**What is required:** Go through the material below, count the lines with the word "that", and reply with the count alone.

**Material supplied:**

————————

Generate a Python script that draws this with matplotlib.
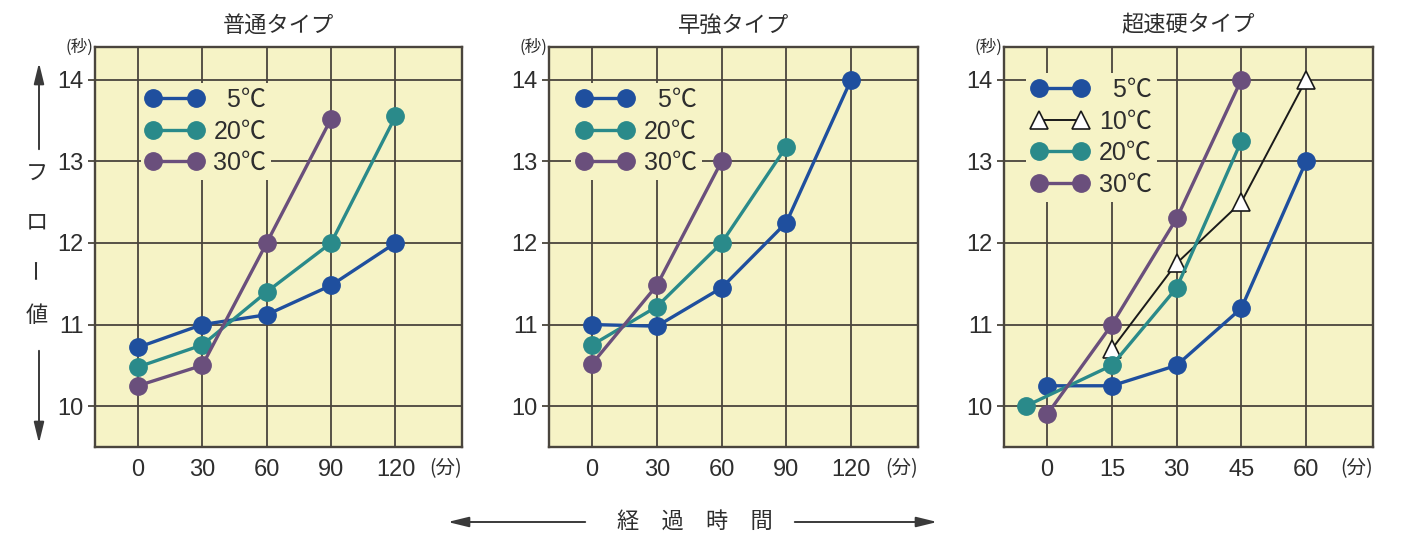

————————

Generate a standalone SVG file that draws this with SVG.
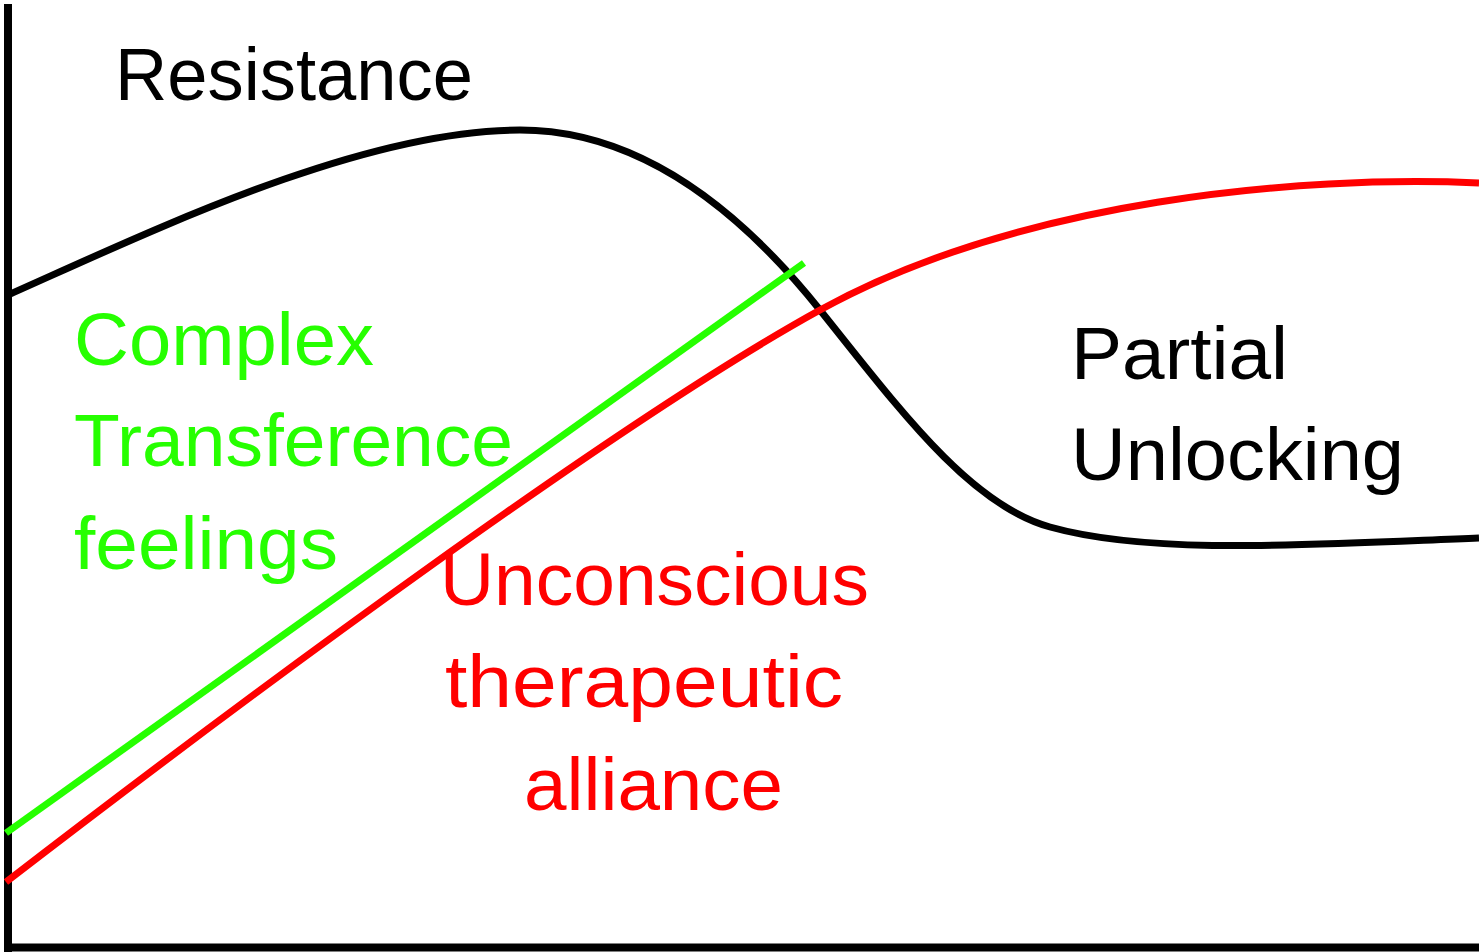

————————

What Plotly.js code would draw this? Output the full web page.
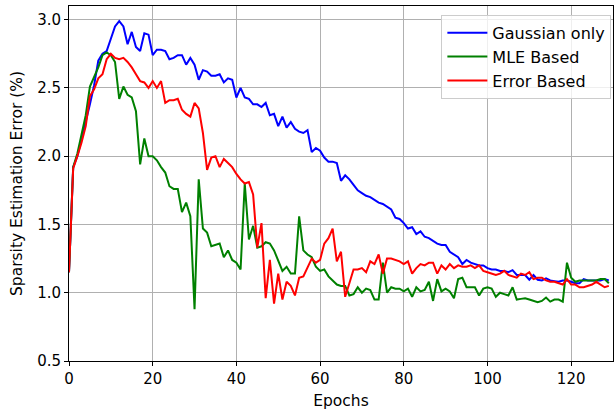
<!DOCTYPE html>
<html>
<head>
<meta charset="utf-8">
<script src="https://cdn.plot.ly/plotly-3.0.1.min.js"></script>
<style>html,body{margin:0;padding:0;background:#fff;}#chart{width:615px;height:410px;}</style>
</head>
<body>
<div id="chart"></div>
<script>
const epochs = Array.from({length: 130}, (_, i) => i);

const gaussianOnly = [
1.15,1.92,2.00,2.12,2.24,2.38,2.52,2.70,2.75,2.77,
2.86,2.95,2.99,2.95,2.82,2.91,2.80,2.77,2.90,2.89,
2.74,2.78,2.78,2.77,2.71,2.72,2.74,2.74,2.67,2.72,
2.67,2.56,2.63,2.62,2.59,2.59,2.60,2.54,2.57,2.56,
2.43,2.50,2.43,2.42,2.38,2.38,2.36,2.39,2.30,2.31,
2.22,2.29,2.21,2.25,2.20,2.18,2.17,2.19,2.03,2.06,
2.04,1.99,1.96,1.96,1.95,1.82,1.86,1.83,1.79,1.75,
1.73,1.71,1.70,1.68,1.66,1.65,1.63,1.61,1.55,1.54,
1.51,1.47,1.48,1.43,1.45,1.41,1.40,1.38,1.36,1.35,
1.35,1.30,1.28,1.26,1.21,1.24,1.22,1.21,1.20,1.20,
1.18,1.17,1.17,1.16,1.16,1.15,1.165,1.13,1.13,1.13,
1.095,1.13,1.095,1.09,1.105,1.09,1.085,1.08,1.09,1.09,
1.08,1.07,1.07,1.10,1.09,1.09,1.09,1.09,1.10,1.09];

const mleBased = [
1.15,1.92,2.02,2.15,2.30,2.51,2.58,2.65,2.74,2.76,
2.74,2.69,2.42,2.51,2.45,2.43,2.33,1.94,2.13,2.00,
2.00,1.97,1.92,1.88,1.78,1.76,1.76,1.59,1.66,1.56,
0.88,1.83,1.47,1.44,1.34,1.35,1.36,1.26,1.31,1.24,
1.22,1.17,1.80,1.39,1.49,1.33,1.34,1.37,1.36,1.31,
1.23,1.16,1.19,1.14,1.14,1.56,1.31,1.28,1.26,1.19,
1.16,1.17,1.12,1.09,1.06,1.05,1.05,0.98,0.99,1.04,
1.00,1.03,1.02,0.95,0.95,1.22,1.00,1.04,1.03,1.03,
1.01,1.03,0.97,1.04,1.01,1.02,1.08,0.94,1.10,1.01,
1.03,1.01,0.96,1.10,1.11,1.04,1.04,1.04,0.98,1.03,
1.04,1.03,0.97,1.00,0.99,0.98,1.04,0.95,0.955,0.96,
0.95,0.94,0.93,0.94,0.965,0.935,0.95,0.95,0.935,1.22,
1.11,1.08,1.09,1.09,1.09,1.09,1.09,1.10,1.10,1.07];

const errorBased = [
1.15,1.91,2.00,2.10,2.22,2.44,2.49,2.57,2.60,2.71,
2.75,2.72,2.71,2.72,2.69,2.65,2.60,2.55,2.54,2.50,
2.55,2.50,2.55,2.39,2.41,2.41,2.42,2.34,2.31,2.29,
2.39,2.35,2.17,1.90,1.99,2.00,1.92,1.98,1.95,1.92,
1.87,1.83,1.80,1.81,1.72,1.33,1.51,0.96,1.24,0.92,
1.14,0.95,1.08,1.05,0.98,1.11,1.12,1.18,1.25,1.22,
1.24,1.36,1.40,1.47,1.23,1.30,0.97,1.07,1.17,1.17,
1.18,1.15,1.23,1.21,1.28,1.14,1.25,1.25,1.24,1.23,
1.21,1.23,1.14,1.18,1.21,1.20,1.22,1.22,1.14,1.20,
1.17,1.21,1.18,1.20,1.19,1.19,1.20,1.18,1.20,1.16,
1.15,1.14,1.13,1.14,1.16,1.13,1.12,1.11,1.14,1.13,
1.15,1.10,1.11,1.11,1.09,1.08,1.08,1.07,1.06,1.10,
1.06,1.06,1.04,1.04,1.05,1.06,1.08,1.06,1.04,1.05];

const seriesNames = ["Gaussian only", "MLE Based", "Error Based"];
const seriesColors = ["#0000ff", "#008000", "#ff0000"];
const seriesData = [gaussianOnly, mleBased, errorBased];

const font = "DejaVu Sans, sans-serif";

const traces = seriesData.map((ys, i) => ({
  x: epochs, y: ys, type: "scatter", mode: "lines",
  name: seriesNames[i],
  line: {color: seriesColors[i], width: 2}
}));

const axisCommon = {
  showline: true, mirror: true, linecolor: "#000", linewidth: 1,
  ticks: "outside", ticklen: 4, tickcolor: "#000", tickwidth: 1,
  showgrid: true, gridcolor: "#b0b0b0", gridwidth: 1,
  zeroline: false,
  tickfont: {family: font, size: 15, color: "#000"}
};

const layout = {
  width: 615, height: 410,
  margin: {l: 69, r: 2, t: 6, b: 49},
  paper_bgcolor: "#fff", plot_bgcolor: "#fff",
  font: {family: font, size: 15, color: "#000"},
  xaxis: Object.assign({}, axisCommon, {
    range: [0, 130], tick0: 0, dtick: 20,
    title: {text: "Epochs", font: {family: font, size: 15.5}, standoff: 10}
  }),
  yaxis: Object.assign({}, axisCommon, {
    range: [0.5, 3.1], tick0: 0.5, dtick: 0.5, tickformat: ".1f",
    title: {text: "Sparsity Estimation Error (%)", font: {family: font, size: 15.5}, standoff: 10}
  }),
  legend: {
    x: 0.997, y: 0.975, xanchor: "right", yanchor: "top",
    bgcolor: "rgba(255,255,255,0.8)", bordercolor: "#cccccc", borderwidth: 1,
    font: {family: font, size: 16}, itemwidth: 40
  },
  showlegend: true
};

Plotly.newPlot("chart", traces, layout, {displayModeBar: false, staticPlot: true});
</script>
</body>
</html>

————————

**The output:** 2